"Purchase order" and "invoice" are terms you'll hear a lot in sales. But there's sometimes confusion about what they actually do. If you've been wondering what the difference is, which one to use when asking for payment, and how to handle them, you're in the right place!
Purchase orders and invoices are both official sales documents that help your business manage money. They set clear expectations for both sides of a deal, but one is for ordering things, and the other is for asking for payment.
That's the simple explanation! In this post, I'll explain what each one does, how they're different, and why they matter for your business.
Purchase order vs invoice
A purchase order (or PO) is sent by a buyer to a seller, saying what goods or services they want to buy. An invoice is a payment request for those goods or services, sent by the seller to the buyer. The benefits are different too. Purchase orders help you track inventory and avoid ordering too much. Invoices help prevent paying twice and make it easier to manage budgets and taxes.
The point of a PO is to confirm what's being ordered, and the point of an invoice is to get paid for what was sold. Another big difference is timing: purchase orders are created when the buyer places an order, while invoices are (usually) created after the order is completed.
Why people confuse purchase orders and invoices?
There are similarities between purchase orders and invoices. Both include order details, seller information, shipping information, and prices. Both are legally binding and help with budgeting and spending. Both are business documents about buying goods and services.
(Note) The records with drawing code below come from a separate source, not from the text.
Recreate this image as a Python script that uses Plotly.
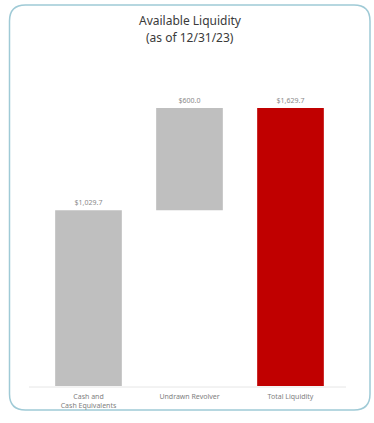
import plotly.graph_objects as go

categories = ["Cash and<br>Cash Equivalents", "Undrawn Revolver", "Total Liquidity"]
values = [1029.7, 600.0, 1629.7]
bases = [0, 1029.7, 0]
labels = ["$1,029.7", "$600.0", "$1,629.7"]
colors = ["#bfbfbf", "#bfbfbf", "#c00000"]
title_lines = ["Available Liquidity", "(as of 12/31/23)"]

W, H = 374, 423
L, R, T, B = 38, 33, 100, 37
pw, ph = W - L - R, H - T - B

def px(x):
    return (x - L) / pw

def py(y):
    return (H - B - y) / ph

fig = go.Figure()
fig.add_trace(go.Bar(
    x=categories, y=values, base=bases,
    marker=dict(color=colors, line=dict(width=0)),
    width=0.66,
    text=labels, textposition="outside",
    textfont=dict(size=7, color="#8a8a8a", family="Noto Sans"),
    cliponaxis=False, hoverinfo="skip",
))

# rounded border
x0, x1, y0, y1, r = 9.5, 370, 5, 410, 16
rx, ry = r / pw, r / ph
X0, X1, Y0, Y1 = px(x0), px(x1), py(y1), py(y0)
path = (f"M {X0+rx},{Y1} L {X1-rx},{Y1} Q {X1},{Y1} {X1},{Y1-ry} "
        f"L {X1},{Y0+ry} Q {X1},{Y0} {X1-rx},{Y0} L {X0+rx},{Y0} "
        f"Q {X0},{Y0} {X0},{Y0+ry} L {X0},{Y1-ry} Q {X0},{Y1} {X0+rx},{Y1} Z")
fig.add_shape(type="path", path=path, xref="paper", yref="paper",
              line=dict(color="#9fcad6", width=1.5), layer="below")
# baseline
fig.add_shape(type="line", xref="paper", yref="paper",
              x0=px(29), x1=px(346), y0=py(387), y1=py(387),
              line=dict(color="#e6e6e6", width=1))

for i, (line, yc) in enumerate(zip(title_lines, [21, 38])):
    fig.add_annotation(text=line, xref="paper", yref="paper",
                       x=px(190), y=py(yc), xanchor="center", yanchor="middle",
                       showarrow=False,
                       font=dict(size=12, color="#3a3a3a", family="Noto Sans"))

fig.update_layout(
    width=W, height=H,
    margin=dict(l=L, r=R, t=T, b=B),
    paper_bgcolor="white", plot_bgcolor="white",
    showlegend=False,
    xaxis=dict(showgrid=False, showline=False, zeroline=False, ticks="",
               ticklabelstandoff=5,
               tickfont=dict(size=7, color="#808080", family="Noto Sans")),
    yaxis=dict(range=[0, 1676], visible=False),
    bargap=0.34,
)

fig.write_html("out.html")
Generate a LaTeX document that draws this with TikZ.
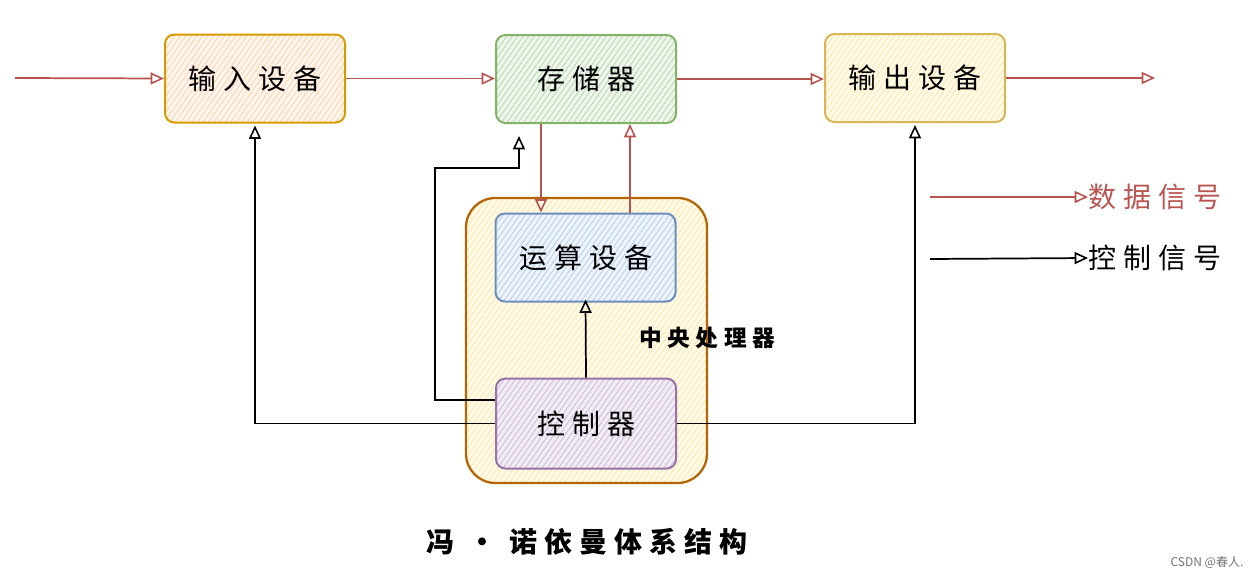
\documentclass[tikz,border=0pt]{standalone}
\usepackage{fontspec}
\setmainfont{Noto Sans CJK SC}
\newfontfamily\spaced[LetterSpace=25]{Noto Sans CJK SC}
\usetikzlibrary{arrows.meta,patterns.meta}
\newdimen\pxu \pxu=0.75pt
\definecolor{cOrange}{HTML}{D79B00}
\definecolor{fOrange}{HTML}{FFF5EC}
\definecolor{hOrange}{HTML}{FFD2A8}
\definecolor{cGreen}{HTML}{82B366}
\definecolor{fGreen}{HTML}{EEF6EC}
\definecolor{hGreen}{HTML}{B5D6AE}
\definecolor{cYellow}{HTML}{D6B656}
\definecolor{fYellow}{HTML}{FFFAEA}
\definecolor{hYellow}{HTML}{FFE7A0}
\definecolor{cBrown}{HTML}{B46504}
\definecolor{cBlue}{HTML}{6C8EBF}
\definecolor{fBlue}{HTML}{EEF4FD}
\definecolor{hBlue}{HTML}{B4CCEC}
\definecolor{cPurple}{HTML}{9673A6}
\definecolor{fPurple}{HTML}{F2ECF4}
\definecolor{hPurple}{HTML}{CDB9D6}
\definecolor{cRed}{HTML}{B85450}
\tikzset{
  unitbox/.style={draw=#1, line width=1.5pt, rounded corners=7pt, minimum width=180\pxu, minimum height=88\pxu, inner sep=0pt, font=\spaced\fontsize{21}{25}\selectfont},
  hatch/.style 2 args={preaction={fill=#1}, pattern={Lines[angle=55,distance=3.4pt,line width=0.6pt]}, pattern color=#2},
  dataarrow/.style={draw=cRed, line width=1.3pt, -{Triangle[open,length=10pt,width=9pt,line width=1.2pt]}},
  ctrlarrow/.style={draw=black, line width=1.3pt, -{Triangle[open,length=10pt,width=9pt,line width=1.2pt]}},
}
\begin{document}
\begin{tikzpicture}[x=0.75pt,y=-0.75pt]
\useasboundingbox (0,0) rectangle (1257,578);
% CPU container
\node[draw=cBrown, line width=1.7pt, rounded corners=22pt, minimum width=241\pxu, minimum height=285\pxu, hatch={fYellow}{hYellow}] (cpu) at (586.5,340.5) {};
% boxes
\node[unitbox=cOrange, hatch={fOrange}{hOrange}] (in) at (255,78.5) {输入设备};
\node[unitbox=cGreen, hatch={fGreen}{hGreen}] (mem) at (586,79) {存储器};
\node[unitbox=cYellow, hatch={fYellow}{hYellow}] (out) at (915,78) {输出设备};
\node[unitbox=cBlue, hatch={fBlue}{hBlue}] (alu) at (585.5,257.5) {运算设备};
\node[unitbox=cPurple, hatch={fPurple}{hPurple}, minimum height=90\pxu] (ctl) at (586,423.5) {控制器};
\node[font=\spaced\bfseries\fontsize{17}{20}\selectfont] (cpulabel) at (707,338) {中央处理器};
% free ends
\coordinate (src) at (15,78);
\coordinate (sink) at (1155,78);
% data arrows
\draw[dataarrow] (src) -- (in.west);
\draw[dataarrow] (in.east) -- (in.east -| mem.west);
\draw[dataarrow] (mem.east) -- (mem.east -| out.west);
\draw[dataarrow] (out.east) -- (sink);
\draw[dataarrow] (mem.south -| 541,0) -- (alu.north -| 541,0);
\draw[dataarrow] (alu.north -| 630,0) -- (mem.south -| 630,0);
% control arrows
\draw[ctrlarrow] (ctl.west) -- (ctl.west -| in.south) -- ([yshift=-2\pxu]in.south);
\draw[ctrlarrow] (ctl.west |- 0,400) -- (435,400) -- (435,168) -- (519,168) -- (519,136);
\draw[ctrlarrow] (ctl.north) -- ([yshift=3\pxu]alu.south);
\draw[ctrlarrow] (ctl.east) -- (ctl.east -| out.south) -- ([yshift=-2\pxu]out.south);
% legend
\coordinate (ld1) at (930,197);
\coordinate (ld2) at (930,259);
\node[anchor=west, text=cRed, font=\spaced\fontsize{21}{25}\selectfont, inner sep=0pt] (ldata) at (1088,197) {数据信号};
\node[anchor=west, font=\spaced\fontsize{21}{25}\selectfont, inner sep=0pt] (lctrl) at (1088,258) {控制信号};
\draw[dataarrow] (ld1) -- (ldata.west);
\draw[ctrlarrow] (ld2) -- (lctrl.west);
% title
\node[font=\spaced\bfseries\fontsize{21}{25}\selectfont] (title) at (587,542) {冯 • 诺依曼体系结构};
\node[text=black!55, font=\fontsize{9}{11}\selectfont] (credit) at (1207,562) {CSDN @春人.};
\end{tikzpicture}
\end{document}
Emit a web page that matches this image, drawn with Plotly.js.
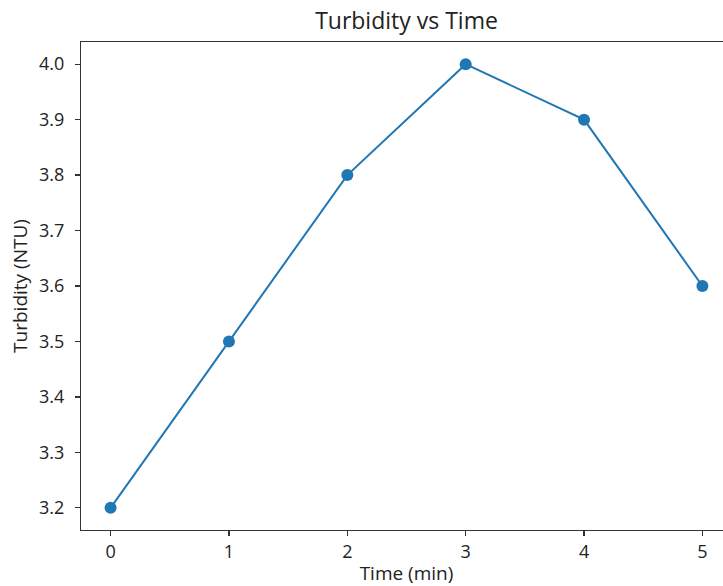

Now let's look at what each one actually does.
What a purchase order does?

A purchase order is the first step in a business deal. The PO lists the details of the deal that both sides agreed to. This includes what's being bought, prices, and when it will be delivered.
It's created and sent by the buyer's accounting team after the buyer and seller have talked. If the seller can provide what's listed in the PO, they can approve it, and it becomes a legal contract.
Purchase orders help finance teams track spending and set budgets. Both parties can check this document anytime to verify details or answer questions. They also make it easier for sellers to pack and ship products.
What a purchase order should include?
PO number
Date of purchase
Order details (what's being bought and how much)
Buyer information (including shipping address)
Payment terms
Seller contact details
Tax information
A PO number is a unique number on every purchase order. When an invoice arrives with the same number, the buyer can easily check that they got what they ordered and approve payment. Both businesses can use this number to find the right document quickly.
What an invoice does?

An invoice is basically a bill that the seller sends after completing what was in the purchase order. The invoice confirms this and says how much money the buyer needs to pay. This means the products were delivered or the service was done.
Invoices also track accounts receivable, which is the money people owe you. This matters for your balance sheet, and if you have investors, it shows them how fast you're getting paid.
If you're the buyer, invoices help you track your spending. If you're the seller, invoices remind the buyer to pay you. Once it's marked as paid, everyone knows the payment went through. Either way, invoices make tax time much easier!
What an invoice should include?
Invoice date
Invoice number
PO number
Seller and buyer details
Details of goods or services provided
Agreed price
Any discounts
Taxes (if needed)
Total amount due
Payment schedule
Payment methods accepted
Seller's signature
Always include the original purchase order number on the invoice. This way, everyone can find both documents easily and make sure everything matches.
How to manage purchase orders and invoices?
Now that you understand the difference, here are some tips for handling your invoices and POs.
Use the right technology
Small businesses might handle POs and invoices by hand. It's better to use digital tools that can create documents automatically, track their status, and make reports. But as you grow, this gets harder and you'll make more mistakes. Going digital means storing everything in the cloud instead of on paper that could get lost and cause problems during audits or disputes.
Promote your brand
Like anything your company creates, invoices and purchase orders are a chance to show off your brand. Adding your logo, branded headers and footers, and your fonts will help people recognize you and make your documents stand out.
Conclusion
Purchase orders and invoices are completely different documents, and salespeople need to understand how each works. What they have in common is that both prevent confusion between sellers and buyers so everyone knows what was ordered, when it's needed, and how much it costs. Instead of handling POs and invoices manually, you can save time and avoid mistakes with digital tools that help you grow your business smoothly.